**WHAT YOU WILL DO**
Reproduce every line in the listing that contains the word "with".

....

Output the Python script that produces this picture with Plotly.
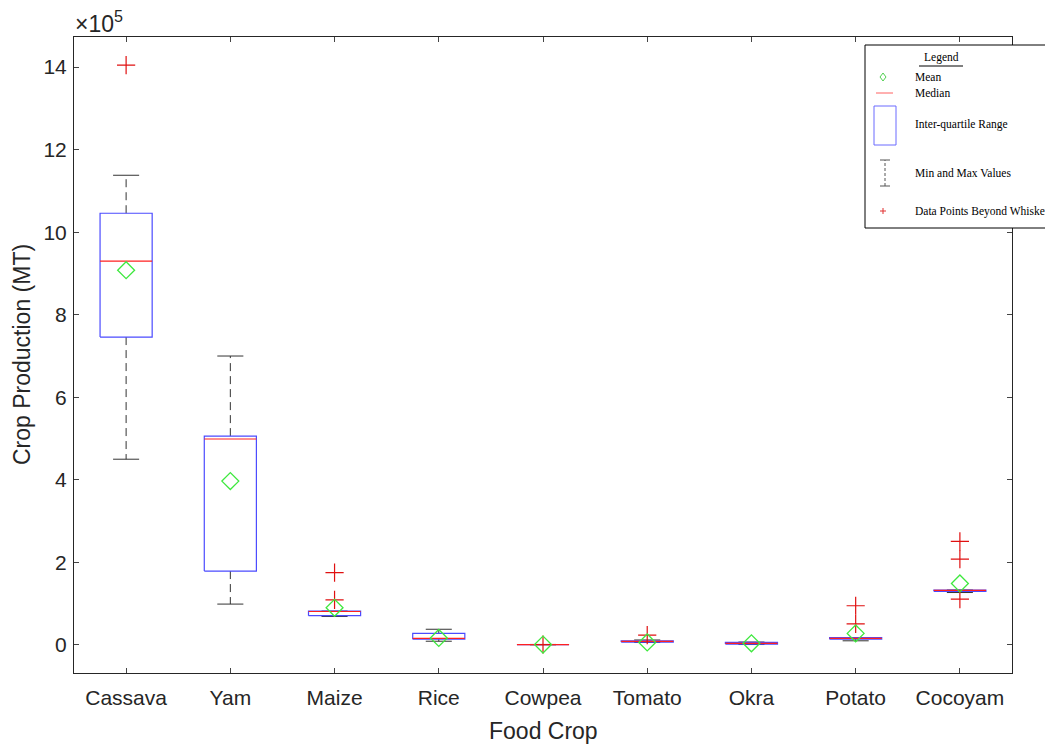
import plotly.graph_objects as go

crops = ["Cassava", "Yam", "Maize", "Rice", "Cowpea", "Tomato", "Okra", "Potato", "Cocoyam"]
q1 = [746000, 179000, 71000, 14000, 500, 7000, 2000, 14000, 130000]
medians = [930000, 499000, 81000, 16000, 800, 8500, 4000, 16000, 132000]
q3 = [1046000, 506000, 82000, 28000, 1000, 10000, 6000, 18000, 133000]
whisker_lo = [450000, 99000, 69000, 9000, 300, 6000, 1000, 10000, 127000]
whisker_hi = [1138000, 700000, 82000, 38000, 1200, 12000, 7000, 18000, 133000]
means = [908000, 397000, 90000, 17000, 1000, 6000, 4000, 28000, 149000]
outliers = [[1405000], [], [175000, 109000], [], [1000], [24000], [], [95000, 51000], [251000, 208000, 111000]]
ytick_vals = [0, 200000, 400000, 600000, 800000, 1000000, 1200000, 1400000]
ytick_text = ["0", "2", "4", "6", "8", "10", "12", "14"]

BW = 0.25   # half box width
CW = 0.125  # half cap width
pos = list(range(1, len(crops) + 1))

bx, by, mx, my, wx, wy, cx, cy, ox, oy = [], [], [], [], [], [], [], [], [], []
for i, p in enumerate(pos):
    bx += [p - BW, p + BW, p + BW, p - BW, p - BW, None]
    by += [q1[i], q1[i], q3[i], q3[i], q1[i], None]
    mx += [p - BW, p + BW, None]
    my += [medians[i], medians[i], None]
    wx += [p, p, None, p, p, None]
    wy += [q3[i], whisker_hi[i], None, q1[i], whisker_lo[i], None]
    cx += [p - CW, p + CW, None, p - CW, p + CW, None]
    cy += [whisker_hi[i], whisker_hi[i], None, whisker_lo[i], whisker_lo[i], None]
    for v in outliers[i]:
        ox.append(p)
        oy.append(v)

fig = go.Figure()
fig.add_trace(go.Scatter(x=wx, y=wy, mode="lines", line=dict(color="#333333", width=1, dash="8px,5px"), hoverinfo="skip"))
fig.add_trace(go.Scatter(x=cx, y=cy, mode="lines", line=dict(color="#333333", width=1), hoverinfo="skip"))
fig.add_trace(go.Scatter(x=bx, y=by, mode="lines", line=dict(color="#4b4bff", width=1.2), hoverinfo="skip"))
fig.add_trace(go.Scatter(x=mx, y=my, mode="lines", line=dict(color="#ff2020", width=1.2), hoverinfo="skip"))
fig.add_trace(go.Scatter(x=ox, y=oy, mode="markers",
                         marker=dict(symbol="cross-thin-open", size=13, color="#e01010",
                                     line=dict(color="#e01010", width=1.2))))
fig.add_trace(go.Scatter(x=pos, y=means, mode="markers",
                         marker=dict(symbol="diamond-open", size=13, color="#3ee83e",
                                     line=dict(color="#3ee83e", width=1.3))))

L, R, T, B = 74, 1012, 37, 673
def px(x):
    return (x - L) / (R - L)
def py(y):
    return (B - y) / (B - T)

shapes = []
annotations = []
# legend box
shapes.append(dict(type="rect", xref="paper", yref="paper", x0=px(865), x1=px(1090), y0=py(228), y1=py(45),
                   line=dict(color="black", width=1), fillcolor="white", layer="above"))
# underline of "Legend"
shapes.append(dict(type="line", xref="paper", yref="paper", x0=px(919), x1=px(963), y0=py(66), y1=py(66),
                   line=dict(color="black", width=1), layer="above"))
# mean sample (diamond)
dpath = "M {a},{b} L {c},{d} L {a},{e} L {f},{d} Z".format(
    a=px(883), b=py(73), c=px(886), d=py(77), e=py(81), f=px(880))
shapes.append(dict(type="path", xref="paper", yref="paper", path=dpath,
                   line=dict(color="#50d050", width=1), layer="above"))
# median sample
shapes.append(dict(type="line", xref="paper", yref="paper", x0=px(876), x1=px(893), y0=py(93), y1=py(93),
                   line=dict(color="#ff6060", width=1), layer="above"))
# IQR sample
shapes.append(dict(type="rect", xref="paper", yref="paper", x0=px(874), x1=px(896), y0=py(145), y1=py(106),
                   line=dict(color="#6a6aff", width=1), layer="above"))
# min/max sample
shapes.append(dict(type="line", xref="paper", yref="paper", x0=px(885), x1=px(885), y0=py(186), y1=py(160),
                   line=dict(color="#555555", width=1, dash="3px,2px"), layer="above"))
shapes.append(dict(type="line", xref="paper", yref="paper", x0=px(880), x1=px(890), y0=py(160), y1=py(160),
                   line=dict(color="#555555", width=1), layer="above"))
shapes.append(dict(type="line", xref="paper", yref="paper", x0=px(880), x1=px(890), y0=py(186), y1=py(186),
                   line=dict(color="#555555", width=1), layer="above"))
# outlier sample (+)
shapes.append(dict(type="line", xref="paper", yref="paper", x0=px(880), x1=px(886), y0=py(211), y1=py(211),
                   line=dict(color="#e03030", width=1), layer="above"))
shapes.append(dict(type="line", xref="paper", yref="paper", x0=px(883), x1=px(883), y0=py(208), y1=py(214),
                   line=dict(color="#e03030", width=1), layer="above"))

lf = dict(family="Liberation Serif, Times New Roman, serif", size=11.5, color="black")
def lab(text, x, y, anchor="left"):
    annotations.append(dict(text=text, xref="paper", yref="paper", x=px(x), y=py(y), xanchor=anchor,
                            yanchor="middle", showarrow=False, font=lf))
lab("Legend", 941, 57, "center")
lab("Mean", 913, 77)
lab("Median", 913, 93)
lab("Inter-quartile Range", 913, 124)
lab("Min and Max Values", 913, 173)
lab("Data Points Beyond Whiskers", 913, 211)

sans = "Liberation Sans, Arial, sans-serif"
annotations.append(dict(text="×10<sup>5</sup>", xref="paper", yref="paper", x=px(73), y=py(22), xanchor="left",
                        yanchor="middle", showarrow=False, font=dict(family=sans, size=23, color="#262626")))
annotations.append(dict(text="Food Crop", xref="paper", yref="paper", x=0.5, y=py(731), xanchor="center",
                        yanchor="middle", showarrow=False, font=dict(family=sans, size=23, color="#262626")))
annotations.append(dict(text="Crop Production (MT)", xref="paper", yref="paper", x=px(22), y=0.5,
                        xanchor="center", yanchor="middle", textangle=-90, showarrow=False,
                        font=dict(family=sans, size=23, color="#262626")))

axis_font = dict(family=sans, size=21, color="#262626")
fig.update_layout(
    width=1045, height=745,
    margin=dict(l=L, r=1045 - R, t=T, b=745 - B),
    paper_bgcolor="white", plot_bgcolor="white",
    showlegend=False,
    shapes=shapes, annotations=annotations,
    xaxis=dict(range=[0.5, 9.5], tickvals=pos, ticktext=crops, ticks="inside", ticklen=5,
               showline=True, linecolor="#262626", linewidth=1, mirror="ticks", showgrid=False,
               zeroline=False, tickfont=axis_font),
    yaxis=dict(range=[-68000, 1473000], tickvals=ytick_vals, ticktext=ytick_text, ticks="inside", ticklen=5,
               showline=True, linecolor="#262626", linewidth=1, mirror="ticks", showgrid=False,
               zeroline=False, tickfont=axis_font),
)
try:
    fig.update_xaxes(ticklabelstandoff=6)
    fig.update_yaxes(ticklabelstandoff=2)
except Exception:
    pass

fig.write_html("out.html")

....

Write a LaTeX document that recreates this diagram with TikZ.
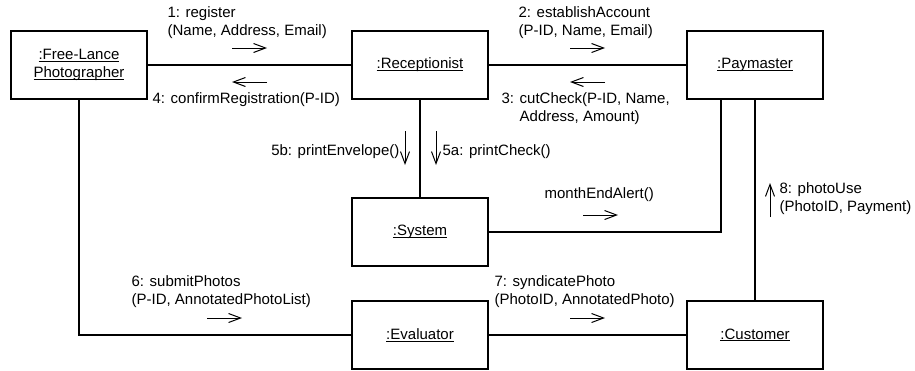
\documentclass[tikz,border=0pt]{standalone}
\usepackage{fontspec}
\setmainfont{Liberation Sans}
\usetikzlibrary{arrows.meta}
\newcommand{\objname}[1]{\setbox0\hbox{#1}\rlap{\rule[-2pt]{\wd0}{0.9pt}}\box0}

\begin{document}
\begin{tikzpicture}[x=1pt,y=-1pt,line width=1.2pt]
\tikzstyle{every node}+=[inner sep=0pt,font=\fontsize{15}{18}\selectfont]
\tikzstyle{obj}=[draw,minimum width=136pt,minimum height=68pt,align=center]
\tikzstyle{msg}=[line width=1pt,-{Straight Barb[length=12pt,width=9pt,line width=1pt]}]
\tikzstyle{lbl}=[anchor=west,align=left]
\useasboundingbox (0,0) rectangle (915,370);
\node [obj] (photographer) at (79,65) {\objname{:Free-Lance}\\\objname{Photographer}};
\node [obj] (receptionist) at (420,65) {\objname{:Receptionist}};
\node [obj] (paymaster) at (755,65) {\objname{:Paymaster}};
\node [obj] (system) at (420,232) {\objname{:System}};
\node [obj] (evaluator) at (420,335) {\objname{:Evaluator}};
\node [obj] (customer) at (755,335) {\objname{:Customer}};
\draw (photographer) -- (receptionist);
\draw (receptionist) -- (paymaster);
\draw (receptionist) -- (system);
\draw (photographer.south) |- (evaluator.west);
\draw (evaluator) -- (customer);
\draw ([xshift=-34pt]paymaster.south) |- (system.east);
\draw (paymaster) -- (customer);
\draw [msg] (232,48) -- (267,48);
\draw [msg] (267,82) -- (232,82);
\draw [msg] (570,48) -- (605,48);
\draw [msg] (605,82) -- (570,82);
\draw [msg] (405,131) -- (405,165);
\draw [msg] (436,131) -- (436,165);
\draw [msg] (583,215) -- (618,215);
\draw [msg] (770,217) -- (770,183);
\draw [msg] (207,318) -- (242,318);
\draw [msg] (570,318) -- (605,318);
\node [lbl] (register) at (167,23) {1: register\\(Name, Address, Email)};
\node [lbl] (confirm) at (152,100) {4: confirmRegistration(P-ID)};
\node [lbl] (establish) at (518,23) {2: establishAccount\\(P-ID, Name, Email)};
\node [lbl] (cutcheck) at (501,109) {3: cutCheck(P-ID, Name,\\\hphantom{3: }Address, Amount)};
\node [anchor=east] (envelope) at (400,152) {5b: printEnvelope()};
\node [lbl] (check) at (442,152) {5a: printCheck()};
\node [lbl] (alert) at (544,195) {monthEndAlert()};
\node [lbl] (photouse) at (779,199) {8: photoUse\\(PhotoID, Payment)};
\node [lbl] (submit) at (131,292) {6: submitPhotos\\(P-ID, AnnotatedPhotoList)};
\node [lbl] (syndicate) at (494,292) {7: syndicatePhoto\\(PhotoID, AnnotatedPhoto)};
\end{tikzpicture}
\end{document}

....

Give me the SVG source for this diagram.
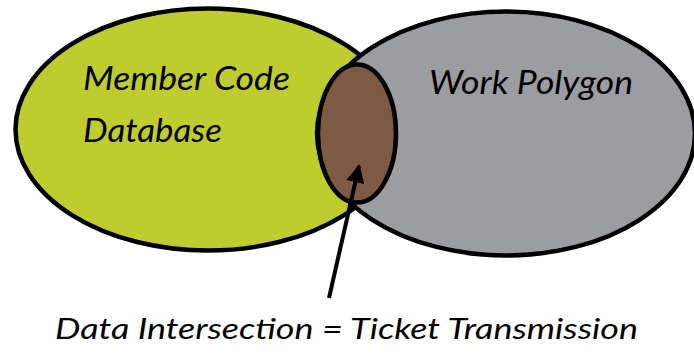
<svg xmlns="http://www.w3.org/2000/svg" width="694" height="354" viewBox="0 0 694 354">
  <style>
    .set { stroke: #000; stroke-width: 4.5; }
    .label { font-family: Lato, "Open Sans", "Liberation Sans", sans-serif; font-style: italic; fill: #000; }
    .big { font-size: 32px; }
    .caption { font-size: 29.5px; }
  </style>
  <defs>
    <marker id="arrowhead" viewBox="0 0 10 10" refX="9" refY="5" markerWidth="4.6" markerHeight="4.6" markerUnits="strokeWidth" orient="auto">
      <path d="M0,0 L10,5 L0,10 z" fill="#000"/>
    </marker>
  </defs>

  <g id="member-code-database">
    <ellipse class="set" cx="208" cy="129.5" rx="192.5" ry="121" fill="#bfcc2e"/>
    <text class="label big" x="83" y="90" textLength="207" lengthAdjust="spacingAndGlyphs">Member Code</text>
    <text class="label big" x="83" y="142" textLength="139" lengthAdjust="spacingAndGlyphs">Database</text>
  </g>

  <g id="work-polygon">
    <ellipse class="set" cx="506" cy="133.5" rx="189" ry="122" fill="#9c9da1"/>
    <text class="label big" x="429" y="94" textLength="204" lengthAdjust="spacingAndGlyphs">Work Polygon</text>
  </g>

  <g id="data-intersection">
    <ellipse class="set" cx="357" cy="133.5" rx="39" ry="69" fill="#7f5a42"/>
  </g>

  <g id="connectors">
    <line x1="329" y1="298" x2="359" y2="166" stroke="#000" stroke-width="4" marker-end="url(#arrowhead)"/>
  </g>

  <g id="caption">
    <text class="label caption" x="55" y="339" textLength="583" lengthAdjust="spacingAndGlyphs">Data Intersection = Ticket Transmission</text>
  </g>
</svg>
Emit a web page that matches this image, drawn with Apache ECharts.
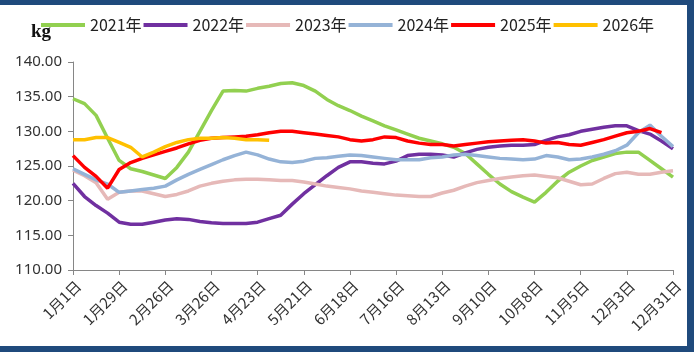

....

**OUTPUT OF THE EXERCISE**
Output the Python script that produces this picture with Plotly.
Write a LaTeX document that recreates this diagram with TikZ.
Emit a web page that matches this image, drawn with Apache ECharts.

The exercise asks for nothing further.